Criticism of Mouse Guard
- The GM’s turn felt like the characters were steamrolled out of Gwendolyn’s chambers and onto the road without any chance to prepare. The player suggested adding a Player’s turn before the GM’s turn. While I see the merit in allowing the mice to prepare, I’d much rather get rolling sooner rather than later. Another player suggested starting the mice out in the snow and having them flashback to the mission given to them by Gwendolyn. A third option would be to stop talking after the mission is given and give the players a little flexibility in how it starts. If one player says he wants to get maps, etc., just let him do it without a roll or any scenes involved.
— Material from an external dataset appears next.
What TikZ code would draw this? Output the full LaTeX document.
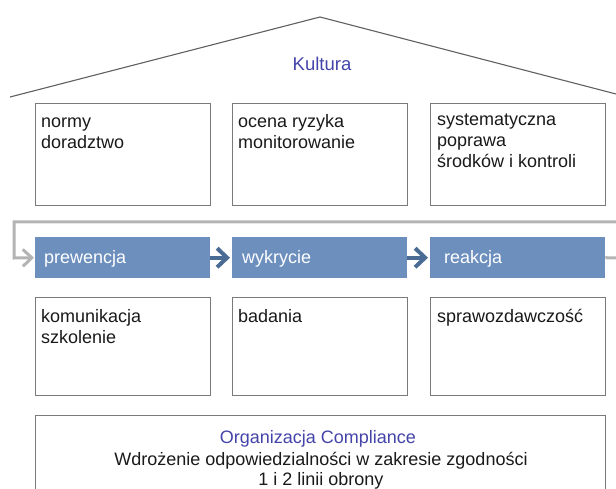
\documentclass[tikz,border=0pt]{standalone}
\usepackage{fontspec}
\setmainfont{Liberation Sans}
\usetikzlibrary{arrows.meta}
\definecolor{boxline}{HTML}{7A7A7A}
\definecolor{roofline}{HTML}{606060}
\definecolor{titleblue}{HTML}{4444AA}
\definecolor{stepfill}{HTML}{6C8FBE}
\definecolor{steparrow}{HTML}{4A6C94}
\definecolor{flowgray}{HTML}{B4B4B4}
\definecolor{bodytext}{HTML}{1A1A1A}
\begin{document}
\begin{tikzpicture}[x=1pt,y=-1pt,
  panel/.style={draw=boxline,line width=1pt,fill=white,minimum width=175pt,minimum height=102pt,inner sep=0pt,anchor=north west},
  panelbig/.style={draw=boxline,line width=1pt,fill=white,minimum width=570pt,minimum height=90pt,inner sep=0pt,anchor=north west},
  panelbottom/.style={draw=boxline,line width=1pt,fill=white,minimum width=175pt,minimum height=98pt,inner sep=0pt,anchor=north west},
  stepbox/.style={fill=stepfill,minimum width=175pt,minimum height=41pt,inner sep=0pt,anchor=north west},
  steptext/.style={text=white,font=\fontsize{18}{21}\selectfont,anchor=base west,inner sep=0pt},
  paneltext/.style={anchor=north west,align=left,inner sep=0pt,text=bodytext,font=\fontsize{18}{21}\selectfont},
  steparr/.style={draw=steparrow,line width=4pt,shorten >=2pt,-{Straight Barb[length=10pt,width=19pt,line width=4pt]}},
  flowarr/.style={draw=flowgray,line width=3pt},
]
\useasboundingbox (0,0) rectangle (616,489);
% roof
\coordinate (roofL) at (10,97);
\coordinate (roofT) at (320,17);
\coordinate (roofR) at (616,94);
\draw[roofline,line width=1.1pt] (roofL) -- (roofT) -- (roofR);
\node[text=titleblue,font=\fontsize{18.5}{21}\selectfont,anchor=base,inner sep=0pt] (kultura) at (322,71) {Kultura};
% top panels
\node[panel] (t1) at (35,103) {};
\node[panel] (t2) at (232,103) {};
\node[panel] (t3) at (430,103) {};
\node[paneltext] (t1txt) at (41,112.3) {\strut normy\\doradztwo};
\node[paneltext] (t2txt) at (238,112.3) {\strut ocena ryzyka\\monitorowanie};
\node[paneltext] (t3txt) at (437,110.3) {\strut systematyczna\\poprawa\\środków i kontroli};
% flow
\node[stepbox] (s1) at (35,237) {};
\node[stepbox] (s2) at (232,237) {};
\node[stepbox] (s3) at (430,237) {};
\node[steptext] (s1txt) at (44,264) {prewencja};
\node[steptext] (s2txt) at (242,264) {wykrycie};
\node[steptext] (s3txt) at (444,264) {reakcja};
\coordinate (fin) at (616,222);
\coordinate (fc1) at (14,222);
\coordinate (fc2) at (14,258);
\coordinate (fout) at (616,258);
\draw[flowarr,shorten >=1pt,-{Straight Barb[length=9pt,width=17pt,line width=3pt]}] (fin) -- (fc1) -- (fc2) -- (s1.west);
\draw[flowarr] (s3.east) -- (fout);
\draw[steparr] (s1.east) -- (s2.west);
\draw[steparr] (s2.east) -- (s3.west);
% bottom panels
\node[panelbottom] (b1) at (35,297) {};
\node[panelbottom] (b2) at (232,297) {};
\node[panelbottom] (b3) at (430,297) {};
\node[paneltext] (b1txt) at (41,307.3) {\strut komunikacja\\szkolenie};
\node[paneltext] (b2txt) at (238,307.3) {\strut badania};
\node[paneltext] (b3txt) at (437,307.3) {\strut sprawozdawczość};
% base
\node[panelbig] (base) at (35,415) {};
\node[text=titleblue,font=\fontsize{18}{21}\selectfont,inner sep=0pt,anchor=base] (org) at (318,443) {Organizacja Compliance};
\node[text=bodytext,font=\fontsize{18}{21}\selectfont,inner sep=0pt,anchor=base] (wdr) at (321,465) {Wdrożenie odpowiedzialności w zakresie zgodności};
\node[text=bodytext,font=\fontsize{18}{21}\selectfont,inner sep=0pt,anchor=base] (lin) at (321,485) {1 i 2 linii obrony};
\end{tikzpicture}
\end{document}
- Another player did not like that the only way to gain checks was to set yourself up for failure and would have preferred a flat number of checks. For me this breaks the entire trait system but it’s also indicative that I didn’t explain well enough that the mission will always proceed, regardless of success or failure. The game essentially rewards failure, which I love.
Notes I took during game.
- Remember to bring in the Mentors during the Players Turn. They should offer encouragement and or help.
- Make Robin pick a gender. I had two male characters, one female character and one named Robin who could be either male or female. My assumption was that the player would pick when the character was chosen. Instead the player opted for the gender to be uncertain (see Vaarsuvius from Order of the Stick, Chris from SNL, or other Shim jokes for reference). This caused some consternation in the group.
- I forgot a skill on Dain’s sheet and missed putting Resources and Circles on Brynn. Overall I think I need to look at the skills more and make sure that there is some niche protection as well as health overlap. I’ll probably do this by creating some skills at 4 on one character and 2 on another character.
- I need to write out a list of what Attack, Defend, Feint and Maneuver represent in conflicts other than fights.